+++ Dataset section
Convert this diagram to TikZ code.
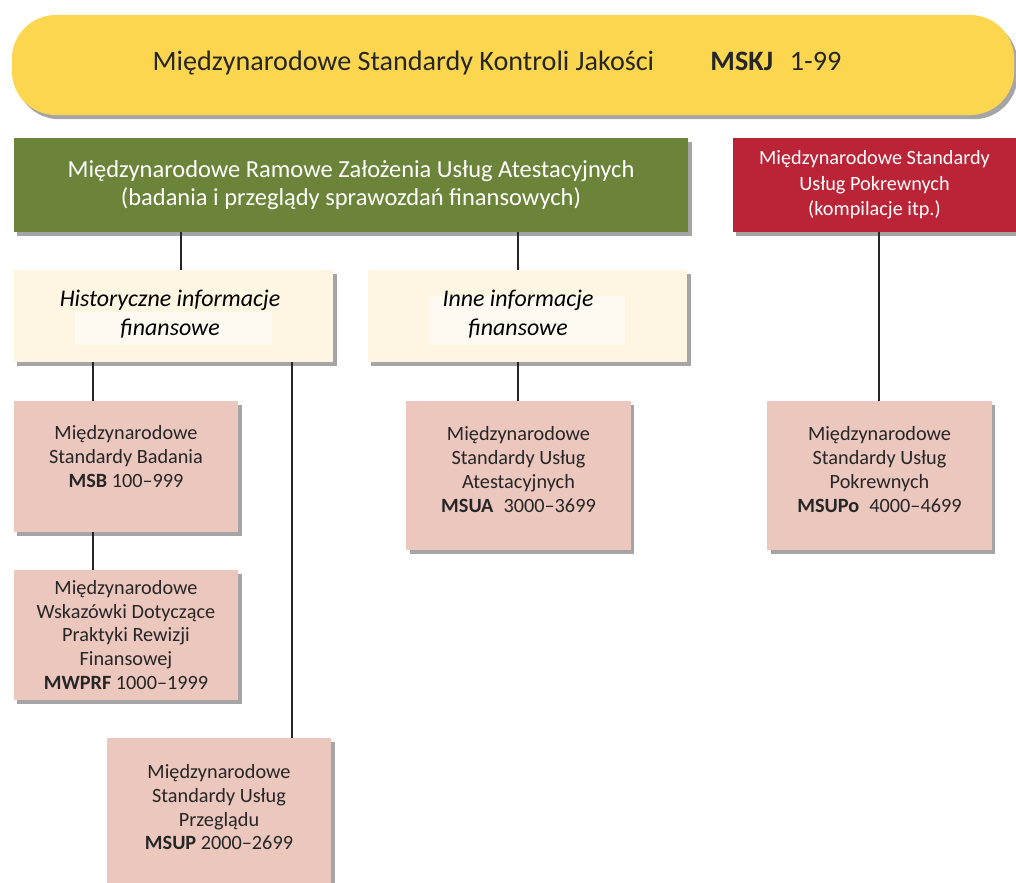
\documentclass[tikz,border=0pt]{standalone}
\usepackage{fontspec}
\setmainfont{Carlito}
\usetikzlibrary{positioning,shadows}
\definecolor{banner}{RGB}{253,214,80}
\definecolor{ramowe}{RGB}{107,132,58}
\definecolor{pokrew}{RGB}{187,35,54}
\definecolor{cream}{RGB}{254,245,226}
\definecolor{creamhi}{RGB}{255,251,243}
\definecolor{pink}{RGB}{235,199,190}
\definecolor{ink}{RGB}{38,38,38}
\tikzstyle{every box} = [drop shadow={shadow xshift=2.5pt, shadow yshift=-3pt, opacity=.5, fill=black!70}]
\tikzstyle{box} = [rectangle, inner sep=0pt, align=center, every box]
\tikzstyle{link} = [draw, line width=1pt, black!85]

\begin{document}
\begin{tikzpicture}[x=0.025cm, y=-0.025cm]
  \useasboundingbox (0,0) rectangle (1016,882);
  \tikzstyle{std} = [box, fill=pink, text=ink, minimum width=5.6cm,
                     font=\fontsize{14.4}{17}\selectfont]
  \tikzstyle{info} = [box, fill=cream, minimum width=7.975cm, minimum height=2.3cm]

  % top banner
  \node[box, fill=banner, rounded corners=1.1cm, minimum width=25.05cm,
        minimum height=2.5cm] (mskj) at (513,65) {};
  \node[font=\fontsize{20}{24}\selectfont, text=black!85] (mskjtxt) at (497,63)
    {Międzynarodowe Standardy Kontroli Jakości\hspace{40pt}\textbf{MSKJ}\hspace{12pt}1-99};

  % second level
  \node[box, fill=ramowe, text=white, minimum width=16.85cm, minimum height=2.35cm,
        font=\fontsize{17.4}{20}\selectfont] (ramowe) at (351,185)
    {Międzynarodowe Ramowe Założenia Usług Atestacyjnych\\
     (badania i przeglądy sprawozdań finansowych)};
  \node[box, fill=pokrew, text=white, minimum width=7.075cm, minimum height=2.35cm,
        font=\fontsize{14.4}{18}\selectfont] (pokrew) at (874.5,185)
    {Międzynarodowe Standardy\\ Usług Pokrewnych\\ (kompilacje itp.)};

  % information boxes
  \node[info] (hist) at (173.5,316) {};
  \fill[creamhi] (75,312) rectangle (272,345);
  \node[font=\fontsize{17}{21}\selectfont\itshape, align=center] (histtxt) at (170,314)
    {Historyczne informacje\\ finansowe};
  \node[info] (inne) at (527.5,316) {};
  \fill[creamhi] (430,296) rectangle (625,345);
  \node[font=\fontsize{17}{21}\selectfont\itshape, align=center] (innetxt) at (518,314)
    {Inne informacje\\ finansowe};

  % standards
  \node[std, minimum height=3.275cm, text depth=14pt] (msb) at (126,466.5)
    {Międzynarodowe\\ Standardy Badania\\ \textbf{MSB} 100–999};
  \node[std, minimum height=3.25cm] (mwprf) at (126,635)
    {Międzynarodowe\\ Wskazówki Dotyczące\\ Praktyki Rewizji\\ Finansowej\\ \textbf{MWPRF} 1000–1999};
  \node[std, minimum height=4.05cm, text depth=17pt] (msup) at (219,819)
    {Międzynarodowe\\ Standardy Usług\\ Przeglądu\\ \textbf{MSUP} 2000–2699};
  \node[std, minimum height=3.725cm, text depth=9pt] (msua) at (518.5,475.5)
    {Międzynarodowe\\ Standardy Usług\\ Atestacyjnych\\ \textbf{MSUA}\enspace3000–3699};
  \node[std, minimum height=3.725cm, text depth=9pt] (msupo) at (879.5,475.5)
    {Międzynarodowe\\ Standardy Usług\\ Pokrewnych\\ \textbf{MSUPo}\enspace4000–4699};

  % connectors
  \draw[link] (ramowe.south -| 181,0) -- (hist.north -| 181,0);
  \draw[link] (ramowe.south -| 518,0) -- (inne.north -| 518,0);
  \draw[link] (pokrew.south -| 879,0) -- (msupo.north -| 879,0);
  \draw[link] (hist.south -| 93,0) -- (msb.north -| 93,0);
  \draw[link] (msb.south -| 93,0) -- (mwprf.north -| 93,0);
  \draw[link] (hist.south -| 292,0) -- (msup.north -| 292,0);
  \draw[link] (inne.south -| 518,0) -- (msua.north -| 518,0);
\end{tikzpicture}
\end{document}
++++++
Make an exact copy of the listing above. Do not include the pictures.

**Reply to the exercise**
Convert this diagram to TikZ code.
\documentclass[tikz,border=0pt]{standalone}
\usepackage{fontspec}
\setmainfont{Carlito}
\usetikzlibrary{positioning,shadows}
\definecolor{banner}{RGB}{253,214,80}
\definecolor{ramowe}{RGB}{107,132,58}
\definecolor{pokrew}{RGB}{187,35,54}
\definecolor{cream}{RGB}{254,245,226}
\definecolor{creamhi}{RGB}{255,251,243}
\definecolor{pink}{RGB}{235,199,190}
\definecolor{ink}{RGB}{38,38,38}
\tikzstyle{every box} = [drop shadow={shadow xshift=2.5pt, shadow yshift=-3pt, opacity=.5, fill=black!70}]
\tikzstyle{box} = [rectangle, inner sep=0pt, align=center, every box]
\tikzstyle{link} = [draw, line width=1pt, black!85]

\begin{document}
\begin{tikzpicture}[x=0.025cm, y=-0.025cm]
  \useasboundingbox (0,0) rectangle (1016,882);
  \tikzstyle{std} = [box, fill=pink, text=ink, minimum width=5.6cm,
                     font=\fontsize{14.4}{17}\selectfont]
  \tikzstyle{info} = [box, fill=cream, minimum width=7.975cm, minimum height=2.3cm]

  % top banner
  \node[box, fill=banner, rounded corners=1.1cm, minimum width=25.05cm,
        minimum height=2.5cm] (mskj) at (513,65) {};
  \node[font=\fontsize{20}{24}\selectfont, text=black!85] (mskjtxt) at (497,63)
    {Międzynarodowe Standardy Kontroli Jakości\hspace{40pt}\textbf{MSKJ}\hspace{12pt}1-99};

  % second level
  \node[box, fill=ramowe, text=white, minimum width=16.85cm, minimum height=2.35cm,
        font=\fontsize{17.4}{20}\selectfont] (ramowe) at (351,185)
    {Międzynarodowe Ramowe Założenia Usług Atestacyjnych\\
     (badania i przeglądy sprawozdań finansowych)};
  \node[box, fill=pokrew, text=white, minimum width=7.075cm, minimum height=2.35cm,
        font=\fontsize{14.4}{18}\selectfont] (pokrew) at (874.5,185)
    {Międzynarodowe Standardy\\ Usług Pokrewnych\\ (kompilacje itp.)};

  % information boxes
  \node[info] (hist) at (173.5,316) {};
  \fill[creamhi] (75,312) rectangle (272,345);
  \node[font=\fontsize{17}{21}\selectfont\itshape, align=center] (histtxt) at (170,314)
    {Historyczne informacje\\ finansowe};
  \node[info] (inne) at (527.5,316) {};
  \fill[creamhi] (430,296) rectangle (625,345);
  \node[font=\fontsize{17}{21}\selectfont\itshape, align=center] (innetxt) at (518,314)
    {Inne informacje\\ finansowe};

  % standards
  \node[std, minimum height=3.275cm, text depth=14pt] (msb) at (126,466.5)
    {Międzynarodowe\\ Standardy Badania\\ \textbf{MSB} 100–999};
  \node[std, minimum height=3.25cm] (mwprf) at (126,635)
    {Międzynarodowe\\ Wskazówki Dotyczące\\ Praktyki Rewizji\\ Finansowej\\ \textbf{MWPRF} 1000–1999};
  \node[std, minimum height=4.05cm, text depth=17pt] (msup) at (219,819)
    {Międzynarodowe\\ Standardy Usług\\ Przeglądu\\ \textbf{MSUP} 2000–2699};
  \node[std, minimum height=3.725cm, text depth=9pt] (msua) at (518.5,475.5)
    {Międzynarodowe\\ Standardy Usług\\ Atestacyjnych\\ \textbf{MSUA}\enspace3000–3699};
  \node[std, minimum height=3.725cm, text depth=9pt] (msupo) at (879.5,475.5)
    {Międzynarodowe\\ Standardy Usług\\ Pokrewnych\\ \textbf{MSUPo}\enspace4000–4699};

  % connectors
  \draw[link] (ramowe.south -| 181,0) -- (hist.north -| 181,0);
  \draw[link] (ramowe.south -| 518,0) -- (inne.north -| 518,0);
  \draw[link] (pokrew.south -| 879,0) -- (msupo.north -| 879,0);
  \draw[link] (hist.south -| 93,0) -- (msb.north -| 93,0);
  \draw[link] (msb.south -| 93,0) -- (mwprf.north -| 93,0);
  \draw[link] (hist.south -| 292,0) -- (msup.north -| 292,0);
  \draw[link] (inne.south -| 518,0) -- (msua.north -| 518,0);
\end{tikzpicture}
\end{document}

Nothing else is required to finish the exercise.